> Short problem
Can you transcribe every line exactly and leave the pictures behind?

> Data segment
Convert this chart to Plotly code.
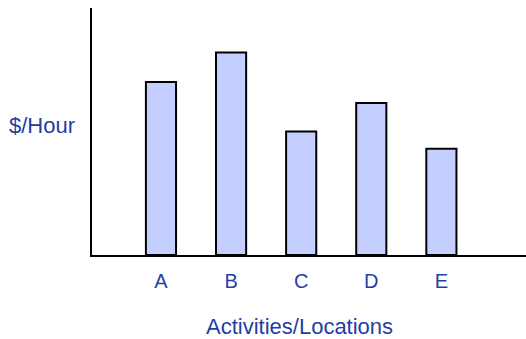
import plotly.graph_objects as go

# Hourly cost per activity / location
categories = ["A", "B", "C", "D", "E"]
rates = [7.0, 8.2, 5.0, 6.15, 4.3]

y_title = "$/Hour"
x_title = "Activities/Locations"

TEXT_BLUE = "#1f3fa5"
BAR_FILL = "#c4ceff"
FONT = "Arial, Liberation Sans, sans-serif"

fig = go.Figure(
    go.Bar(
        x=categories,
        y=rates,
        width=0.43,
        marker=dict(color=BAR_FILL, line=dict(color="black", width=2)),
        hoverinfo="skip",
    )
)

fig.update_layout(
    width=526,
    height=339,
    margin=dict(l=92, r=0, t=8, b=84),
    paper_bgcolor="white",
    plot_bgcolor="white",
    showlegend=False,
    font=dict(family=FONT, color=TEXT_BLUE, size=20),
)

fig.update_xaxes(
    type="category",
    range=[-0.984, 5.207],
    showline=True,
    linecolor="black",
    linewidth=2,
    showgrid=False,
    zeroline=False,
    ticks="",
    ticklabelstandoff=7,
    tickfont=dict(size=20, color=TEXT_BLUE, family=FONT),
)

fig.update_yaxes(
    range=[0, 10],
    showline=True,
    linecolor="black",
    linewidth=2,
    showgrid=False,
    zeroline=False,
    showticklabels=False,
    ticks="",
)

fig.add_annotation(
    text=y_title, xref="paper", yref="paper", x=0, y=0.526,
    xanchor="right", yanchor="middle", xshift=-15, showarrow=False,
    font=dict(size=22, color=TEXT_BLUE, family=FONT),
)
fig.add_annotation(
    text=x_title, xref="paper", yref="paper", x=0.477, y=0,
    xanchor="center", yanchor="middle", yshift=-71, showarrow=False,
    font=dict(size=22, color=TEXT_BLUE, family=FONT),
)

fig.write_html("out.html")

> Result of the task
Convert this chart to Plotly code.
import plotly.graph_objects as go

# Hourly cost per activity / location
categories = ["A", "B", "C", "D", "E"]
rates = [7.0, 8.2, 5.0, 6.15, 4.3]

y_title = "$/Hour"
x_title = "Activities/Locations"

TEXT_BLUE = "#1f3fa5"
BAR_FILL = "#c4ceff"
FONT = "Arial, Liberation Sans, sans-serif"

fig = go.Figure(
    go.Bar(
        x=categories,
        y=rates,
        width=0.43,
        marker=dict(color=BAR_FILL, line=dict(color="black", width=2)),
        hoverinfo="skip",
    )
)

fig.update_layout(
    width=526,
    height=339,
    margin=dict(l=92, r=0, t=8, b=84),
    paper_bgcolor="white",
    plot_bgcolor="white",
    showlegend=False,
    font=dict(family=FONT, color=TEXT_BLUE, size=20),
)

fig.update_xaxes(
    type="category",
    range=[-0.984, 5.207],
    showline=True,
    linecolor="black",
    linewidth=2,
    showgrid=False,
    zeroline=False,
    ticks="",
    ticklabelstandoff=7,
    tickfont=dict(size=20, color=TEXT_BLUE, family=FONT),
)

fig.update_yaxes(
    range=[0, 10],
    showline=True,
    linecolor="black",
    linewidth=2,
    showgrid=False,
    zeroline=False,
    showticklabels=False,
    ticks="",
)

fig.add_annotation(
    text=y_title, xref="paper", yref="paper", x=0, y=0.526,
    xanchor="right", yanchor="middle", xshift=-15, showarrow=False,
    font=dict(size=22, color=TEXT_BLUE, family=FONT),
)
fig.add_annotation(
    text=x_title, xref="paper", yref="paper", x=0.477, y=0,
    xanchor="center", yanchor="middle", yshift=-71, showarrow=False,
    font=dict(size=22, color=TEXT_BLUE, family=FONT),
)

fig.write_html("out.html")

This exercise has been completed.